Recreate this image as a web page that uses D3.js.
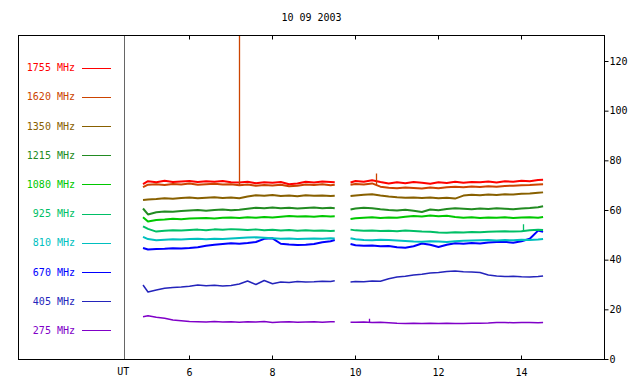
<!DOCTYPE html>
<html><head><meta charset="utf-8">
<script src="https://cdn.jsdelivr.net/npm/d3@7/dist/d3.min.js"></script>
<style>
html,body{margin:0;padding:0;background:#fff;}
svg{display:block;}
text{font-family:"DejaVu Sans Mono",monospace;font-size:10px;}
</style></head>
<body><svg id="c" width="640" height="384"></svg>
<script>
const title = "10 09 2003";
const freqs = ["1755 MHz","1620 MHz","1350 MHz","1215 MHz","1080 MHz","925 MHz","810 MHz","670 MHz","405 MHz","275 MHz"];
const colors = ["#ff0000","#cc4400","#886000","#228b22","#00c800","#00bf66","#00bfbf","#0000ff","#2424bb","#8000c8"];
const xTicks = [6,8,10,12,14];
const yTicks = [0,20,40,60,80,100,120];
const utHour = 4.43;
const times1 = [4.88,5.0,5.2,5.4,5.6,5.8,6.0,6.2,6.4,6.6,6.8,7.0,7.2,7.4,7.6,7.8,8.0,8.2,8.4,8.6,8.8,9.0,9.2,9.4,9.5];
const times2 = [9.88,10.0,10.2,10.4,10.6,10.8,11.0,11.2,11.4,11.6,11.8,12.0,12.2,12.4,12.6,12.8,13.0,13.2,13.4,13.6,13.8,14.0,14.2,14.4,14.52];

const s1755 = [70.6,71.8,71.4,72.0,71.5,71.7,71.9,71.5,71.8,71.6,71.9,71.4,71.3,71.6,71.0,71.4,71.2,71.5,70.6,70.9,71.6,71.3,71.7,71.5,71.4,
               71.3,71.9,71.6,72.2,71.5,70.9,71.4,71.0,71.5,71.2,70.8,71.4,71.1,71.6,71.2,71.5,71.4,71.7,71.3,71.8,71.6,72.0,71.8,72.3,72.4];
const s1620 = [69.4,70.4,70.6,70.3,70.7,70.5,70.9,70.4,70.6,70.8,70.5,70.6,70.2,70.5,70.0,70.3,70.1,70.4,69.8,70.0,70.5,70.3,70.6,70.2,70.4,
               70.4,70.7,70.5,70.9,69.6,69.2,69.0,69.3,69.1,68.9,69.3,69.0,69.4,69.6,69.4,69.7,69.5,69.8,69.6,69.9,70.0,70.2,70.3,70.5,70.6];
const s1350 = [64.2,64.4,64.6,64.9,64.7,65.0,65.2,64.9,65.1,65.3,65.0,65.2,64.9,65.6,66.1,65.9,66.2,65.8,66.0,65.7,66.1,65.9,66.0,65.8,65.9,
               65.8,66.0,66.3,66.5,66.0,65.6,65.3,65.1,65.2,65.0,65.2,64.9,65.1,64.8,66.0,66.3,66.1,66.4,66.2,66.5,66.4,66.7,66.8,67.1,67.3];
const s1215 = [60.8,58.4,59.3,59.6,59.5,59.8,60.0,60.2,59.9,60.2,60.4,60.1,60.3,60.7,61.1,60.9,61.2,60.9,61.1,60.8,61.0,61.2,60.9,61.1,60.9,
               60.4,60.8,61.1,60.9,60.5,60.2,60.0,60.3,59.9,59.4,60.4,60.1,60.6,60.9,60.7,60.5,60.8,60.6,60.9,60.7,60.5,60.8,61.0,61.3,61.7];
const s1080 = [57.3,55.6,56.2,56.4,56.7,56.5,56.8,56.9,57.0,56.8,57.1,57.2,57.0,57.3,57.1,57.4,57.2,57.5,57.8,57.6,57.7,57.5,57.8,57.6,57.7,
               56.6,56.9,57.1,57.3,57.0,57.2,57.1,57.5,57.8,57.6,58.0,57.7,57.9,57.4,57.1,57.3,57.0,57.2,57.1,57.3,57.0,57.2,57.3,57.1,57.4];
const s925  = [53.6,52.6,51.5,51.8,52.0,51.9,52.1,52.3,52.0,52.4,52.2,52.5,52.3,52.1,52.4,52.0,52.2,51.9,52.1,51.8,52.0,51.8,51.9,51.7,51.8,
               52.3,52.0,51.8,51.9,51.7,51.8,51.6,51.9,51.7,51.5,51.4,51.1,51.0,51.2,51.1,51.3,51.2,51.4,51.5,51.6,51.5,51.6,52.0,52.2,52.1];
const s810  = [49.4,48.5,48.0,48.2,48.4,48.3,48.5,48.6,48.4,48.6,48.5,48.7,48.9,49.1,49.2,49.0,48.8,48.6,48.7,48.5,48.6,48.7,48.6,48.8,48.7,
               48.8,48.4,48.1,48.0,48.2,48.1,47.9,47.7,47.5,47.4,47.6,47.5,47.3,47.6,47.8,47.9,48.0,48.1,47.9,48.1,48.0,48.2,48.1,48.3,48.5];
const s670  = [44.9,44.3,44.5,44.6,44.8,44.7,44.9,45.2,45.8,46.2,46.5,46.8,46.6,46.9,47.3,48.6,48.8,46.6,46.3,46.1,46.2,46.5,47.2,47.6,48.1,
               46.5,46.0,45.8,45.9,45.6,45.7,45.2,45.0,45.6,46.7,46.2,45.3,46.2,46.8,46.6,46.9,46.7,47.1,47.3,47.4,47.0,47.6,48.6,51.9,51.4];
const s405  = [30.0,27.2,28.0,28.7,29.0,29.2,29.5,30.0,29.7,29.9,29.6,29.8,30.4,31.6,30.2,31.8,30.5,31.2,31.0,31.4,31.2,31.3,31.5,31.4,31.7,
               31.2,31.4,31.3,31.6,31.5,32.5,33.2,33.5,34.0,34.3,34.8,35.0,35.4,35.6,35.3,35.2,35.0,34.0,33.6,33.4,33.5,33.3,33.2,33.4,33.6];
const s275  = [17.2,17.6,17.0,16.6,15.9,15.6,15.3,15.2,15.1,15.3,15.1,15.2,15.0,15.2,15.1,15.3,14.9,15.1,15.2,15.0,15.1,15.2,15.0,15.2,15.2,
               15.0,15.0,15.1,14.9,15.0,14.8,14.6,14.5,14.6,14.5,14.6,14.5,14.6,14.5,14.5,14.6,14.6,14.7,14.9,14.9,14.8,14.9,14.9,14.8,14.9];
const seriesValues = [s1755,s1620,s1350,s1215,s1080,s925,s810,s670,s405,s275];
// short spikes: series index, time (UT hours), peak value
const spikeSeries = [1, 1, 5, 9];
const spikeTimes  = [7.19, 10.5, 14.03, 10.33];
const spikePeaks  = [140, 74.9, 54.5, 16.4];

const svg = d3.select("#c");
const frame = {left:18.5, right:604.5, top:35.5, bottom:359.5};
const x = d3.scaleLinear().domain([6,16]).range([189.5, 604.5]);
const y = d3.scaleLinear().domain([0,120]).range([359.5, 61.5]);

svg.append("text").attr("x",(frame.left+frame.right)/2).attr("y",21)
  .attr("text-anchor","middle").attr("fill","#000").text(title);

svg.append("defs").append("clipPath").attr("id","clip").append("rect")
  .attr("x",frame.left).attr("y",frame.top)
  .attr("width",frame.right-frame.left).attr("height",frame.bottom-frame.top);

// UT line
svg.append("line").attr("x1",Math.round(x(utHour))+0.5).attr("x2",Math.round(x(utHour))+0.5)
  .attr("y1",frame.top).attr("y2",frame.bottom).attr("stroke","#666").attr("stroke-width",1);
svg.append("text").attr("x",x(utHour)-1).attr("y",374.5).attr("text-anchor","middle").text("UT");

function interp(tArr, vArr, t){
  for(let i=0;i<tArr.length-1;i++){
    if(t>=tArr[i] && t<=tArr[i+1]){
      const f=(t-tArr[i])/(tArr[i+1]-tArr[i]);
      return vArr[i]+f*(vArr[i+1]-vArr[i]);
    }
  }
  return vArr[vArr.length-1];
}
const line = d3.line().defined(d=>d!==null).x(d=>x(d.t)).y(d=>y(d.v));
const plotG = svg.append("g").attr("clip-path","url(#clip)");
const order = [9,8,7,6,5,4,3,2,0,1];
order.forEach(si=>{
  const vals = seriesValues[si];
  const n1 = times1.length;
  const seg1 = times1.map((t,i)=>({t,v:vals[i]}));
  const seg2 = times2.map((t,i)=>({t,v:vals[n1+i]}));
  const pts = seg1.concat([null], seg2);
  plotG.append("path").attr("d",line(pts)).attr("fill","none")
    .attr("stroke",colors[si]).attr("stroke-width", si>=8 ? 1.5 : 2)
    .attr("stroke-linejoin","round");
  spikeSeries.forEach((s,k)=>{
    if(s!==si) return;
    const t = spikeTimes[k];
    const seg = t < times2[0] ? seg1 : seg2;
    const base = interp(seg.map(d=>d.t), seg.map(d=>d.v), t);
    const xs = Math.round(x(t))+0.5;
    plotG.append("line").attr("x1",xs).attr("x2",xs).attr("y1",y(base)).attr("y2",y(spikePeaks[k]))
      .attr("stroke",colors[si]).attr("stroke-width",1.3);
  });
});

// frame
svg.append("rect").attr("x",frame.left).attr("y",frame.top)
  .attr("width",frame.right-frame.left).attr("height",frame.bottom-frame.top)
  .attr("fill","none").attr("stroke","#000").attr("stroke-width",1);

// axes
const gb = svg.append("g").attr("transform",`translate(0,${frame.bottom})`)
  .call(d3.axisBottom(x).tickValues(xTicks).tickSizeInner(-4).tickSizeOuter(0).tickPadding(9.5).offset(0));
const gt = svg.append("g").attr("transform",`translate(0,${frame.top})`)
  .call(d3.axisTop(x).tickValues(xTicks).tickSizeInner(-4).tickSizeOuter(0).tickFormat("").offset(0));
const gr = svg.append("g").attr("transform",`translate(${frame.right},0)`)
  .call(d3.axisRight(y).tickValues(yTicks).tickSize(4).tickPadding(1).offset(0));
[gb,gt,gr].forEach(g=>{
  g.select(".domain").remove();
  g.selectAll("text").attr("font-family","DejaVu Sans Mono").attr("font-size",10).attr("fill","#000");
  g.selectAll("line").attr("stroke","#000");
});

// legend
const legY0 = 67.5, legStep = 29.2;
freqs.forEach((f,i)=>{
  const ly = legY0 + i*legStep;
  svg.append("text").attr("x",75).attr("y",ly+3.6).attr("text-anchor","end")
    .attr("fill",colors[i]).text(f);
  svg.append("line").attr("x1",82).attr("x2",111).attr("y1",Math.round(ly)+0.5).attr("y2",Math.round(ly)+0.5)
    .attr("stroke",colors[i]).attr("stroke-width",1);
});
</script></body></html>
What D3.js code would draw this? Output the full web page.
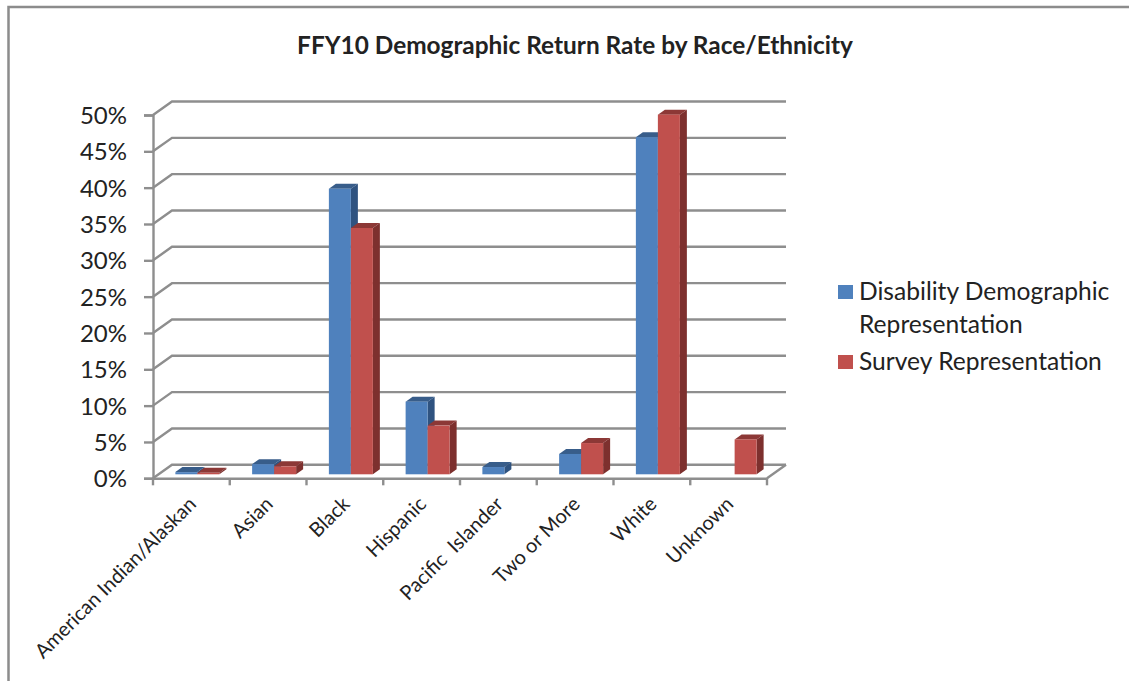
<!DOCTYPE html>
<html>
<head>
<meta charset="utf-8">
<script src="https://cdn.jsdelivr.net/npm/d3@7"></script>
<style>
html, body { margin: 0; padding: 0; background: #fff; }
svg { display: block; }
text { font-family: Lato, "Open Sans", sans-serif; fill: #222; white-space: pre; }
</style>
</head>
<body>
<svg id="canvas" width="1129" height="681"></svg>
<script>
const categories = ['American Indian/Alaskan', 'Asian', 'Black', 'Hispanic', 'Pacific  Islander', 'Two or More', 'White', 'Unknown'];
const disability = [0.3, 1.4, 39.3, 10.0, 1.0, 2.8, 46.4, null];
const survey = [0.2, 1.1, 33.9, 6.7, null, 4.3, 49.5, 4.8];
const yTicks = [0, 5, 10, 15, 20, 25, 30, 35, 40, 45, 50];
const seriesNames = ['Disability Demographic', 'Survey Representation'];
const seriesColors = ['#4f81bd', '#c0504d'];
const topColors = ['#385d8a', '#8c3836'];
const sideColors = ['#2f5380', '#7d302e'];

const canvas = d3.select('#canvas');

const frontLeft = 153, frontRight = 767, frontBottom = 478.3, frontTop = 115;
const wallDx = 19, wallDy = -13.5; //how far the back wall sits from the front axes
const barDx = 6, barDy = -4;       //bars stand in the middle of the floor
const depthDx = 7, depthDy = -5;
const barWidth = 22;

const x = d3.scaleBand().domain(categories).range([frontLeft, frontRight]);
const y = d3.scaleLinear().domain([0, 50]).range([frontBottom, frontTop]);

//frame of the picture
canvas.append('path')
    .attr('d', 'M8.5,681V7H1129')
    .attr('fill', 'none')
    .attr('stroke', '#8c8c8c')
    .attr('stroke-width', 2.5);

canvas.append('text')
    .attr('x', 575)
    .attr('y', 54)
    .attr('text-anchor', 'middle')
    .attr('font-size', 24.4)
    .attr('font-weight', 700)
    .text('FFY10 Demographic Return Rate by Race/Ethnicity');

//gridlines on the wall and the slanted bit on the side wall
const gridColor = '#8e8e8e';
const grid = canvas.append('g')
    .attr('fill', 'none')
    .attr('stroke', gridColor)
    .attr('stroke-width', 2.4);

grid.selectAll('path')
    .data(yTicks)
    .enter()
    .append('path')
    .attr('d', d => `M${frontLeft},${y(d)}L${frontLeft + wallDx},${y(d) + wallDy}H${frontRight + wallDx}`);

//right edge of the floor
grid.append('path')
    .attr('d', `M${frontRight},${y(0)}L${frontRight + wallDx},${y(0) + wallDy}`);

//axes
const yAxis = canvas.append('g')
    .attr('transform', `translate(${frontLeft},0)`)
    .call(d3.axisLeft(y).tickValues(yTicks).tickSize(9).tickPadding(16).tickFormat(d => d + '%'));

const xAxis = canvas.append('g')
    .attr('transform', `translate(0,${frontBottom})`)
    .call(d3.axisBottom(x).tickValues([]).tickSizeOuter(0));

xAxis.selectAll('.bar-tick')
    .data(d3.range(categories.length + 1))
    .enter()
    .append('line')
    .attr('x1', i => frontLeft + i * x.step())
    .attr('x2', i => frontLeft + i * x.step())
    .attr('y1', 0)
    .attr('y2', 7);

canvas.selectAll('.domain, .tick line, g line')
    .attr('stroke', gridColor)
    .attr('stroke-width', 2.4);

yAxis.selectAll('text')
    .attr('font-size', 24)
    .attr('fill', '#222')
    .attr('dx', -1)
    .attr('dy', '0.36em');

//category labels
canvas.selectAll('.cat')
    .data(categories)
    .enter()
    .append('text')
    .attr('class', 'cat')
    .attr('text-anchor', 'end')
    .attr('font-size', 20)
    .attr('transform', d => `translate(${x(d) + x.bandwidth() / 2 + 6},${frontBottom + 27}) rotate(-45)`)
    .text(d => d);

//3d columns, each one is a front, a top and a side
function drawSeries(values, s) {
    const bars = values
        .map((v, i) => ({ v: v, cat: categories[i] }))
        .filter(d => d.v !== null);
    const left = d => x(d.cat) + (x.bandwidth() - 2 * barWidth) / 2 + barDx + s * barWidth;
    const base = y(0) + barDy;
    const top = d => base - (y(0) - y(d.v));

    const g = canvas.append('g');
    g.selectAll('.top')
        .data(bars)
        .enter()
        .append('path')
        .attr('fill', topColors[s])
        .attr('d', d => `M${left(d)},${top(d)}l${depthDx},${depthDy}h${barWidth}l${-depthDx},${-depthDy}z`);
    g.selectAll('.side')
        .data(bars)
        .enter()
        .append('path')
        .attr('fill', sideColors[s])
        .attr('d', d => `M${left(d) + barWidth},${top(d)}l${depthDx},${depthDy}V${base + depthDy}l${-depthDx},${-depthDy}z`);
    g.selectAll('.front')
        .data(bars)
        .enter()
        .append('rect')
        .attr('fill', seriesColors[s])
        .attr('x', left)
        .attr('y', top)
        .attr('width', barWidth)
        .attr('height', d => base - top(d));
}

//red after blue so it covers the blue side, same as the picture
drawSeries(disability, 0);
drawSeries(survey, 1);

//legend
const legend = canvas.append('g');
legend.append('rect').attr('x', 838).attr('y', 285).attr('width', 15).attr('height', 14).attr('fill', seriesColors[0]);
legend.append('text').attr('x', 859).attr('y', 300).attr('font-size', 24.6).text(seriesNames[0]);
legend.append('text').attr('x', 859).attr('y', 333).attr('font-size', 24.6).text('Representation');
legend.append('rect').attr('x', 838).attr('y', 355).attr('width', 15).attr('height', 14).attr('fill', seriesColors[1]);
legend.append('text').attr('x', 859).attr('y', 370).attr('font-size', 24.6).text(seriesNames[1]);
</script>
</body>
</html>
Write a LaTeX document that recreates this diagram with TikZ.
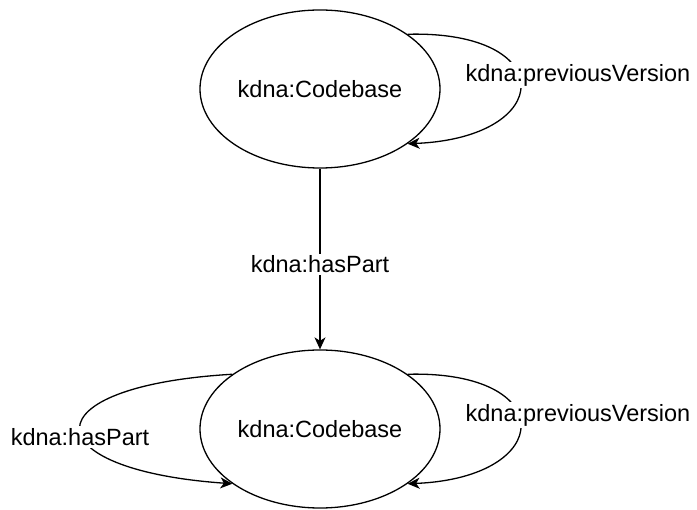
\documentclass[tikz,border=0pt]{standalone}
\usepackage{fontspec}
\setmainfont{Liberation Sans}
\usetikzlibrary{shapes.geometric,arrows.meta}
\begin{document}
\begin{tikzpicture}[x=1pt,y=-1pt,
  every node/.style={font=\fontsize{23.5}{28}\selectfont},
  classnode/.style={draw, ellipse, line width=1.3pt, minimum width=240pt, minimum height=158pt, inner sep=0pt},
  rel/.style={draw, line width=1.3pt, -{Stealth[length=12pt,width=11pt,inset=3.5pt]}},
  rellabel/.style={fill=white, inner sep=2pt}
]
\useasboundingbox (0,0) rectangle (697,510);
\node[classnode] (top) at (320,89) {kdna:Codebase};
\node[classnode] (bot) at (320,429) {kdna:Codebase};

\draw[rel] (top.south) -- node[rellabel, pos=0.53] (lmid) {kdna:hasPart} (bot.north);

\draw[rel] (top.32) .. controls +(152,-4) and +(148,-6) .. (top.-32);
\node[rellabel] (ltop) at (578,75) {kdna:previousVersion};

\draw[rel] (bot.32) .. controls +(152,-4) and +(148,-6) .. (bot.-32);
\node[rellabel] (lbr) at (578,415) {kdna:previousVersion};

\draw[rel] (bot.148) .. controls +(-205,12) and +(-200,-14) .. (bot.-148);
\node[rellabel] (lbl) at (80,437) {kdna:hasPart};
\end{tikzpicture}
\end{document}
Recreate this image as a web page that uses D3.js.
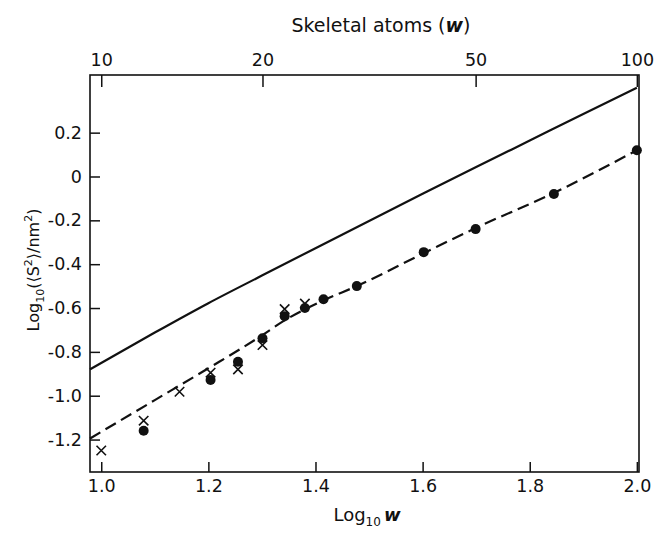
<!DOCTYPE html>
<html>
<head>
<meta charset="utf-8">
<script src="https://cdn.jsdelivr.net/npm/d3@7"></script>
<style>
  body { margin: 0; background: #fff; }
  text { font-family: "DejaVu Sans", sans-serif; fill: #111; }
</style>
</head>
<body>
<script>
// skeletal atoms w, values plotted against log10 w
const circleW = [12, 16, 18, 20, 22, 24, 26, 30, 40, 50, 70, 100];
const circleS = [-1.16, -0.928, -0.845, -0.738, -0.637, -0.60, -0.56, -0.50, -0.345, -0.24, -0.08, 0.12];
const crossW = [10, 12, 14, 16, 18, 20, 22, 24];
const crossS = [-1.25, -1.114, -0.982, -0.895, -0.88, -0.769, -0.605, -0.58];

// theory curves (log10 w, log10 <S2>)
const solidX = [0.979, 1.1, 1.2, 1.3, 1.4, 1.5, 1.6, 1.7, 1.8, 1.9, 2.0];
const solidY = [-0.88, -0.712, -0.578, -0.452, -0.327, -0.203, -0.079, 0.043, 0.164, 0.285, 0.405];
const dashX = [0.979, 1.1, 1.2, 1.3, 1.34, 1.415, 1.477, 1.602, 1.699, 1.845, 2.0];
const dashY = [-1.195, -1.02, -0.875, -0.725, -0.66, -0.565, -0.50, -0.35, -0.235, -0.075, 0.12];

const xTicks = [1.0, 1.2, 1.4, 1.6, 1.8, 2.0];
const xTickLabels = ["1.0", "1.2", "1.4", "1.6", "1.8", "2.0"];
const yTicks = [0.2, 0, -0.2, -0.4, -0.6, -0.8, -1.0, -1.2];
const yTickLabels = ["0.2", "0", "-0.2", "-0.4", "-0.6", "-0.8", "-1.0", "-1.2"];
const topTicks = [10, 20, 50, 100];

const width = 661, height = 533;
const frame = {left: 90, right: 639, top: 75, bottom: 472};

const svg = d3.select("body").append("svg")
    .attr("width", width)
    .attr("height", height);

const xscale = d3.scaleLinear()
    .domain([0.979, 2.004])
    .range([frame.left, frame.right]);
const yscale = d3.scaleLinear()
    .domain([-1.348, 0.463])
    .range([frame.bottom, frame.top]);

// frame
svg.append("rect")
    .attr("x", frame.left).attr("y", frame.top)
    .attr("width", frame.right - frame.left)
    .attr("height", frame.bottom - frame.top)
    .attr("fill", "none").attr("stroke", "#111").attr("stroke-width", 1.6);

// bottom axis
const xb = svg.append("g")
    .attr("transform", "translate(0," + frame.bottom + ")")
    .call(d3.axisBottom(xscale).tickValues(xTicks)
        .tickFormat((d, i) => xTickLabels[i])
        .tickSizeInner(-10).tickSizeOuter(0).tickPadding(8));

// left axis
const yl = svg.append("g")
    .attr("transform", "translate(" + frame.left + ",0)")
    .call(d3.axisLeft(yscale).tickValues(yTicks)
        .tickFormat((d, i) => yTickLabels[i])
        .tickSizeInner(-10).tickSizeOuter(0).tickPadding(8));

// top axis: skeletal atoms
const xt = svg.append("g")
    .attr("transform", "translate(0," + frame.top + ")")
    .call(d3.axisTop(xscale).tickValues(topTicks.map(d => Math.log10(d)))
        .tickFormat((d, i) => topTicks[i])
        .tickSizeInner(-12).tickSizeOuter(0).tickPadding(9));

[xb, yl, xt].forEach(g => {
    g.select(".domain").remove();
    g.selectAll(".tick line").attr("stroke", "#111").attr("stroke-width", 1.5);
    g.selectAll(".tick text")
        .attr("font-family", "DejaVu Sans, sans-serif")
        .attr("font-size", 17.5).attr("fill", "#111");
});

// curves
const solidLine = d3.line()
    .x((d, i) => xscale(solidX[i]))
    .y((d, i) => yscale(solidY[i]))
    .curve(d3.curveMonotoneX);
svg.append("path")
    .attr("d", solidLine(solidX))
    .attr("fill", "none").attr("stroke", "#111").attr("stroke-width", 2.2);

const dashLine = d3.line()
    .x((d, i) => xscale(dashX[i]))
    .y((d, i) => yscale(dashY[i]))
    .curve(d3.curveMonotoneX);
svg.append("path")
    .attr("d", dashLine(dashX))
    .attr("fill", "none").attr("stroke", "#111").attr("stroke-width", 2.2)
    .attr("stroke-dasharray", "12,6");

// crosses
svg.selectAll(".cross")
    .data(crossW)
    .enter().append("path")
    .attr("class", "cross")
    .attr("transform", (d, i) => "translate(" + xscale(Math.log10(d)) + "," + yscale(crossS[i]) + ")")
    .attr("d", d3.symbol(d3.symbolX, 60))
    .attr("fill", "none").attr("stroke", "#111").attr("stroke-width", 1.6);

// filled circles
svg.selectAll(".dot")
    .data(circleW)
    .enter().append("circle")
    .attr("class", "dot")
    .attr("cx", d => xscale(Math.log10(d)))
    .attr("cy", (d, i) => yscale(circleS[i]))
    .attr("r", 5)
    .attr("fill", "#111");

// titles
const topTitle = svg.append("text")
    .attr("x", 381).attr("y", 32)
    .attr("text-anchor", "middle")
    .attr("font-size", 19);
topTitle.append("tspan").text("Skeletal atoms (");
topTitle.append("tspan").attr("font-style", "italic").attr("font-weight", "bold").text("w");
topTitle.append("tspan").text(")");

const bottomTitle = svg.append("text")
    .attr("x", 367).attr("y", 521)
    .attr("text-anchor", "middle")
    .attr("font-size", 18);
bottomTitle.append("tspan").text("Log");
bottomTitle.append("tspan").attr("font-size", 12).attr("dy", 5).text("10");
bottomTitle.append("tspan").attr("dy", -5).attr("dx", 3)
    .attr("font-style", "italic").attr("font-weight", "bold").text("w");

const ylab = svg.append("text")
    .attr("transform", "translate(39,270) rotate(-90)")
    .attr("text-anchor", "middle")
    .attr("font-size", 16);
ylab.append("tspan").text("Log");
ylab.append("tspan").attr("font-size", 11).attr("dy", 5).text("10");
ylab.append("tspan").attr("dy", -5).text("(⟨S");
ylab.append("tspan").attr("font-size", 11).attr("dy", -7).text("2");
ylab.append("tspan").attr("dy", 7).text("⟩/nm");
ylab.append("tspan").attr("font-size", 11).attr("dy", -7).text("2");
ylab.append("tspan").attr("dy", 7).text(")");
</script>
</body>
</html>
--
* CHALLENGE *
Track down every line holding the string "this" and copy it.

* EXERCISE RESULT *
Recreate this image as a web page that uses D3.js.
What D3.js code would draw this? Output the full web page.
Write a LaTeX document that recreates this diagram with TikZ.
Recreate this image as a web page that uses D3.js.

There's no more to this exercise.